While I’m grumbling about price, I have to mention the fuel consumption, which drops to 7.8L in 100km if pushed hard on the road but sits at around 6.4L or a little more in normal use. Okay, that isn’t dreadful, but the fuel light comes on prematurely between 130 and 145km while the 16-litre fuel tank only gives a tank range of 200km if ridden hard.
But, as a good friend (who’s not as tight as me) pointed out, it’s a bargain compared to the $40,890 Panigale S (ride away). And, anyway, who buys a 205hp Ducati V4 and worries about fuel range?
And let’s face it, the Streetfighter is a better roadbike with friendlier ergonomics and ease-of-use. Primarily riding on the road, with the very occasional track day, I’d opt for the naked Streetfighter every time. It will be an interesting test when we get both bikes back-to-back in the future.

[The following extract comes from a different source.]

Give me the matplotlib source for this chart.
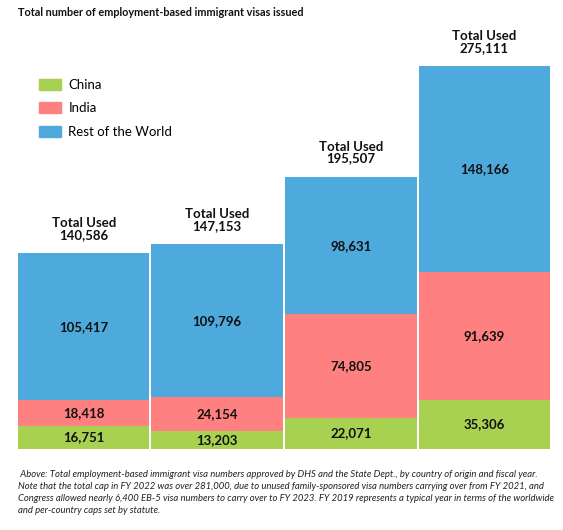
import matplotlib.pyplot as plt
from matplotlib.patches import Patch

plt.rcParams['font.family'] = ['Lato', 'DejaVu Sans']

years = ['FY 2019', 'FY 2020', 'FY 2021', 'FY 2022']
china = [16751, 13203, 22071, 35306]
india = [18418, 24154, 74805, 91639]
rest = [105417, 109796, 98631, 148166]
totals = [140586, 147153, 195507, 275111]

c_china = '#a8d152'
c_india = '#ff8080'
c_rest = '#4eaadd'

fig = plt.figure(figsize=(5.63, 5.30), dpi=100)
ax = fig.add_axes([0.030, 0.153, 0.949, 0.787])

x = range(len(years))
w = 0.985
ax.bar(x, china, width=w, color=c_china)
ax.bar(x, india, width=w, bottom=china, color=c_india)
base = [a + b for a, b in zip(china, india)]
ax.bar(x, rest, width=w, bottom=base, color=c_rest)

for i in x:
    ax.text(i, china[i] / 2, f'{china[i]:,}', ha='center', va='center',
            fontsize=9.5, fontweight='bold', color='#111111')
    ax.text(i, china[i] + india[i] / 2, f'{india[i]:,}', ha='center', va='center',
            fontsize=9.5, fontweight='bold', color='#111111')
    ax.text(i, base[i] + rest[i] / 2, f'{rest[i]:,}', ha='center', va='center',
            fontsize=9.5, fontweight='bold', color='#111111')
    ax.text(i, totals[i] + 9000, f'Total Used\n{totals[i]:,}', ha='center', va='bottom',
            fontsize=9.5, fontweight='bold', color='#111111', linespacing=0.95)

ax.set_xlim(-0.5, 3.5)
ax.set_ylim(0, 300000)
ax.axis('off')

handles = [Patch(color=c_china, label='China'),
           Patch(color=c_india, label='India'),
           Patch(color=c_rest, label='Rest of the World')]
ax.legend(handles=handles, loc='upper left', bbox_to_anchor=(0.02, 0.915),
          frameon=False, fontsize=9.5, handlelength=1.6, handleheight=0.9,
          handletextpad=0.6, labelspacing=0.85)

fig.text(0.032, 0.977, 'Total number of employment-based immigrant visas issued',
         fontsize=7.8, fontweight='bold', va='center', color='#111111')

caption = (' Above: Total employment-based immigrant visa numbers approved by DHS and the State Dept., by country of origin and fiscal year.\n'
           'Note that the total cap in FY 2022 was over 281,000, due to unused family-sponsored visa numbers carrying over from FY 2021, and\n'
           'Congress allowed nearly 6,400 EB-5 visa numbers to carry over to FY 2023. FY 2019 represents a typical year in terms of the worldwide\n'
           'and per-country caps set by statute.')
fig.text(0.032, 0.113, caption, fontsize=6.85, style='italic', va='top',
         color='#222222', linespacing=1.42)

fig.savefig('out.png', dpi=100)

Ducati’s Streetfighter is so good it makes you seriously question why you would want a sportsbike, especially if you’re mainly riding on the road. Ducati has made 205hp useable through a clever combination of chassis, power delivery, electronics, and aerodynamic wings. You can hop on, ride (or pose) around town and nip over to your mate’s for a beer, or alternatively tear up some bends, or embarrass some sportsbikes on the track. It really is as fast as your arm and neck muscles will allow.
The rider aids don’t diminish the fun or character, and it looks stunning from every angle. Yes, the Streetfighter is expensive – and thirsty – but on paper is the most powerful nakedbike on the market.
On the road, it’s arguably the best hypernaked at the moment. Only a big group test will tell us for sure.